**Task instructions**
Your task is to reproduce, verbatim and without pictures, the lines from the opening of the listing through the line containing "a_fit = [0.985, 0.985]".

**Data shown**
######

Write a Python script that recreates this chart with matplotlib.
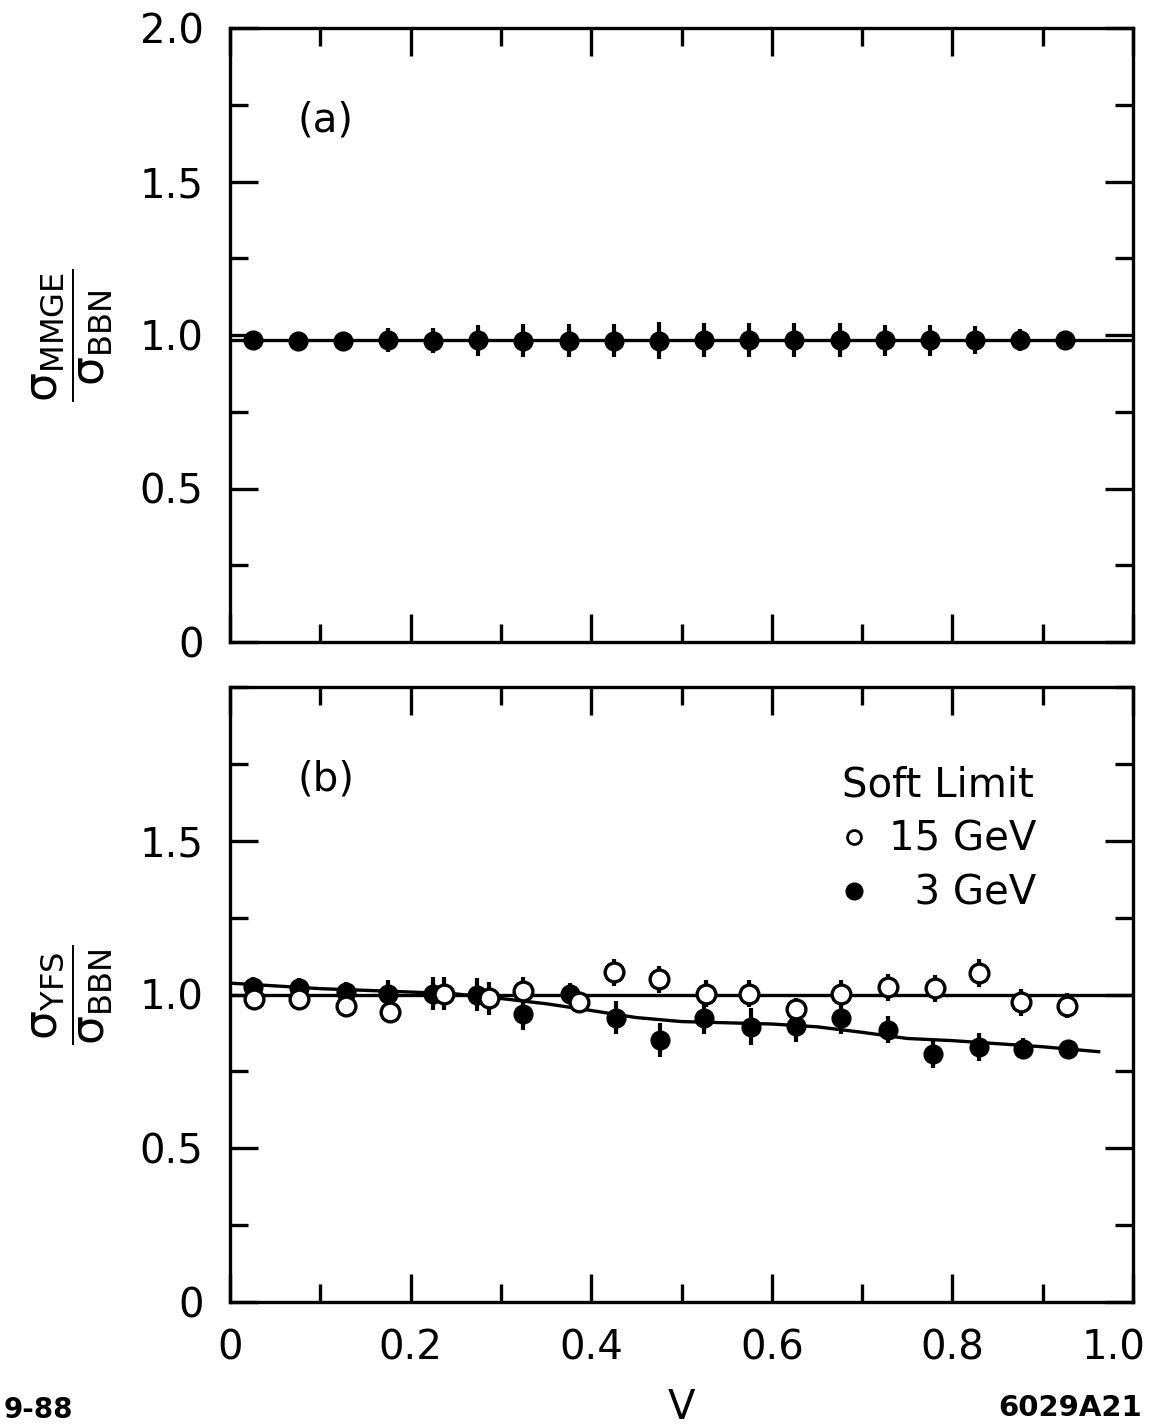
import numpy as np
import matplotlib
matplotlib.use("Agg")
import matplotlib.pyplot as plt
import matplotlib.transforms as mtransforms
from matplotlib.lines import Line2D
from matplotlib.ticker import MultipleLocator, FixedLocator, FixedFormatter

plt.rcParams['font.family'] = ['DejaVu Sans']
plt.rcParams['mathtext.fontset'] = 'dejavusans'

# ---------------- data ----------------
# panel (a): sigma_MMGE / sigma_BBN
a_v = [0.025, 0.075, 0.125, 0.175, 0.225, 0.275, 0.325, 0.375, 0.425, 0.475,
       0.525, 0.575, 0.625, 0.675, 0.725, 0.775, 0.825, 0.875, 0.925]
a_ratio = [0.984, 0.982, 0.982, 0.983, 0.982, 0.983, 0.982, 0.982, 0.982, 0.982,
           0.983, 0.984, 0.983, 0.983, 0.983, 0.983, 0.984, 0.983, 0.983]
a_err = [0.01, 0.01, 0.015, 0.04, 0.04, 0.05, 0.055, 0.055, 0.055, 0.06,
         0.055, 0.055, 0.055, 0.055, 0.05, 0.05, 0.045, 0.035, 0.015]
a_fit_v = [0.0, 1.0]
a_fit = [0.985, 0.985]

# panel (b): sigma_YFS / sigma_BBN
b15_v = [0.027, 0.076, 0.129, 0.177, 0.237, 0.287, 0.325, 0.387, 0.425, 0.475,
         0.527, 0.575, 0.627, 0.677, 0.729, 0.781, 0.829, 0.876, 0.927]
b15_ratio = [0.984, 0.984, 0.961, 0.944, 1.003, 0.987, 1.013, 0.977, 1.072, 1.049,
             1.003, 1.003, 0.954, 1.003, 1.023, 1.020, 1.069, 0.974, 0.964]
b15_err = [0.035, 0.035, 0.02, 0.02, 0.055, 0.055, 0.045, 0.02, 0.045, 0.045,
           0.045, 0.045, 0.035, 0.045, 0.045, 0.045, 0.045, 0.045, 0.04]

b3_v = [0.025, 0.076, 0.129, 0.175, 0.225, 0.274, 0.324, 0.376, 0.428, 0.476,
        0.525, 0.577, 0.627, 0.677, 0.729, 0.779, 0.829, 0.878, 0.928]
b3_ratio = [1.023, 1.020, 1.007, 1.003, 1.003, 1.000, 0.938, 1.003, 0.925, 0.853,
            0.925, 0.895, 0.899, 0.925, 0.886, 0.807, 0.830, 0.824, 0.824]
b3_err = [0.035, 0.035, 0.035, 0.045, 0.055, 0.055, 0.055, 0.035, 0.055, 0.055,
          0.055, 0.06, 0.055, 0.055, 0.045, 0.045, 0.045, 0.035, 0.025]

b15_fit_v = [0.0, 1.0]
b15_fit = [1.0, 1.0]
b3_fit_v = [0.0, 0.1, 0.2, 0.25, 0.3, 0.35, 0.4, 0.45, 0.5, 0.6, 0.65, 0.7,
            0.75, 0.8, 0.85, 0.9, 0.962]
b3_fit = [1.037, 1.019, 1.008, 1.002, 0.987, 0.970, 0.948, 0.925, 0.912, 0.904,
          0.895, 0.877, 0.857, 0.850, 0.840, 0.830, 0.814]

x_ticks_major = [0.0, 0.2, 0.4, 0.6, 0.8, 1.0]
x_labels = ['0', '0.2', '0.4', '0.6', '0.8', '1.0']
ya_ticks = [0.0, 0.5, 1.0, 1.5, 2.0]
ya_labels = ['0', '0.5', '1.0', '1.5', '2.0']
yb_ticks = [0.0, 0.5, 1.0, 1.5]
yb_labels = ['0', '0.5', '1.0', '1.5']

# ---------------- figure ----------------
W, H = 1157, 1425
fig = plt.figure(figsize=(W / 100, H / 100), dpi=100)

def px_axes(l, t, r, b):
    return fig.add_axes([l / W, 1 - b / H, (r - l) / W, (b - t) / H])

axA = px_axes(230, 28, 1133, 642)
axB = px_axes(230, 687, 1133, 1302)

FS = 29
LW = 2.4

def style(ax, yt, yl, xlabels):
    ax.set_xlim(0, 1.0)
    ax.set_ylim(0, 2.0)
    for s in ax.spines.values():
        s.set_linewidth(LW)
    ax.xaxis.set_major_locator(FixedLocator(x_ticks_major))
    ax.xaxis.set_minor_locator(MultipleLocator(0.1))
    ax.yaxis.set_major_locator(FixedLocator(yt))
    ax.yaxis.set_major_formatter(FixedFormatter(yl))
    ax.yaxis.set_minor_locator(MultipleLocator(0.25))
    if xlabels:
        ax.xaxis.set_major_formatter(FixedFormatter(x_labels))
    else:
        ax.set_xticklabels([])
    ax.tick_params(which='both', direction='in', top=True, right=True,
                   width=LW, labelsize=FS, pad=19)
    ax.tick_params(which='major', length=20)
    ax.tick_params(which='minor', length=13)

style(axA, ya_ticks, ya_labels, False)
style(axB, yb_ticks, yb_labels, True)

# nudge the last x tick label ("1.0") left so it stays inside the figure
fig.canvas.draw()
lab = axB.get_xticklabels()[-1]
lab.set_transform(lab.get_transform() +
                  mtransforms.ScaledTranslation(-20 / 100, 0, fig.dpi_scale_trans))

MS = 13.5
ELW = 3.0
# panel (a)
axA.plot(a_fit_v, a_fit, color='black', lw=LW)
axA.errorbar(a_v, a_ratio, yerr=a_err, fmt='o', color='black', ms=MS,
             elinewidth=ELW, capsize=0)
axA.text(0.075, 1.70, '(a)', fontsize=FS, ha='left', va='center')

# panel (b)
axB.plot(b15_fit_v, b15_fit, color='black', lw=LW)
axB.plot(b3_fit_v, b3_fit, color='black', lw=LW)
axB.errorbar(b3_v, b3_ratio, yerr=b3_err, fmt='o', color='black', ms=MS,
             elinewidth=ELW, capsize=0, zorder=3)
axB.errorbar(b15_v, b15_ratio, yerr=b15_err, fmt='o', color='black', ms=MS,
             mfc='white', mec='black', mew=LW, elinewidth=ELW, capsize=0, zorder=4)
axB.text(0.075, 1.70, '(b)', fontsize=FS, ha='left', va='center')

handles = [Line2D([], [], ls='none', marker='o', ms=10, mfc='white', mec='black', mew=2),
           Line2D([], [], ls='none', marker='o', ms=12, color='black')]
leg = axB.legend(handles, ['15 GeV', '  3 GeV'], title='Soft Limit',
                 loc='upper right', bbox_to_anchor=(0.915, 0.905), frameon=False,
                 fontsize=FS, title_fontsize=FS, handlelength=0.6,
                 handletextpad=0.55, labelspacing=0.35, borderpad=0)
leg._legend_box.align = 'left'

# y-axis labels
axA.set_ylabel(r'$\dfrac{\mathrm{\sigma}_{\mathrm{MMGE}}}{\mathrm{\sigma}_{\mathrm{BBN}}}$',
               fontsize=33, labelpad=18)
axB.set_ylabel(r'$\dfrac{\mathrm{\sigma}_{\mathrm{YFS}}}{\mathrm{\sigma}_{\mathrm{BBN}}}$',
               fontsize=33, labelpad=18)
axB.set_xlabel('V', fontsize=FS, labelpad=14)

fig.text(4 / W, 1 - 1410 / H, '9-88', fontsize=20, fontweight='bold', ha='left', va='center')
fig.text(1142 / W, 1 - 1408 / H, '6029A21', fontsize=21, fontweight='bold', ha='right', va='center')

fig.savefig('out.png', dpi=100)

######

**Full solution**
Write a Python script that recreates this chart with matplotlib.
import numpy as np
import matplotlib
matplotlib.use("Agg")
import matplotlib.pyplot as plt
import matplotlib.transforms as mtransforms
from matplotlib.lines import Line2D
from matplotlib.ticker import MultipleLocator, FixedLocator, FixedFormatter

plt.rcParams['font.family'] = ['DejaVu Sans']
plt.rcParams['mathtext.fontset'] = 'dejavusans'

# ---------------- data ----------------
# panel (a): sigma_MMGE / sigma_BBN
a_v = [0.025, 0.075, 0.125, 0.175, 0.225, 0.275, 0.325, 0.375, 0.425, 0.475,
       0.525, 0.575, 0.625, 0.675, 0.725, 0.775, 0.825, 0.875, 0.925]
a_ratio = [0.984, 0.982, 0.982, 0.983, 0.982, 0.983, 0.982, 0.982, 0.982, 0.982,
           0.983, 0.984, 0.983, 0.983, 0.983, 0.983, 0.984, 0.983, 0.983]
a_err = [0.01, 0.01, 0.015, 0.04, 0.04, 0.05, 0.055, 0.055, 0.055, 0.06,
         0.055, 0.055, 0.055, 0.055, 0.05, 0.05, 0.045, 0.035, 0.015]
a_fit_v = [0.0, 1.0]
a_fit = [0.985, 0.985]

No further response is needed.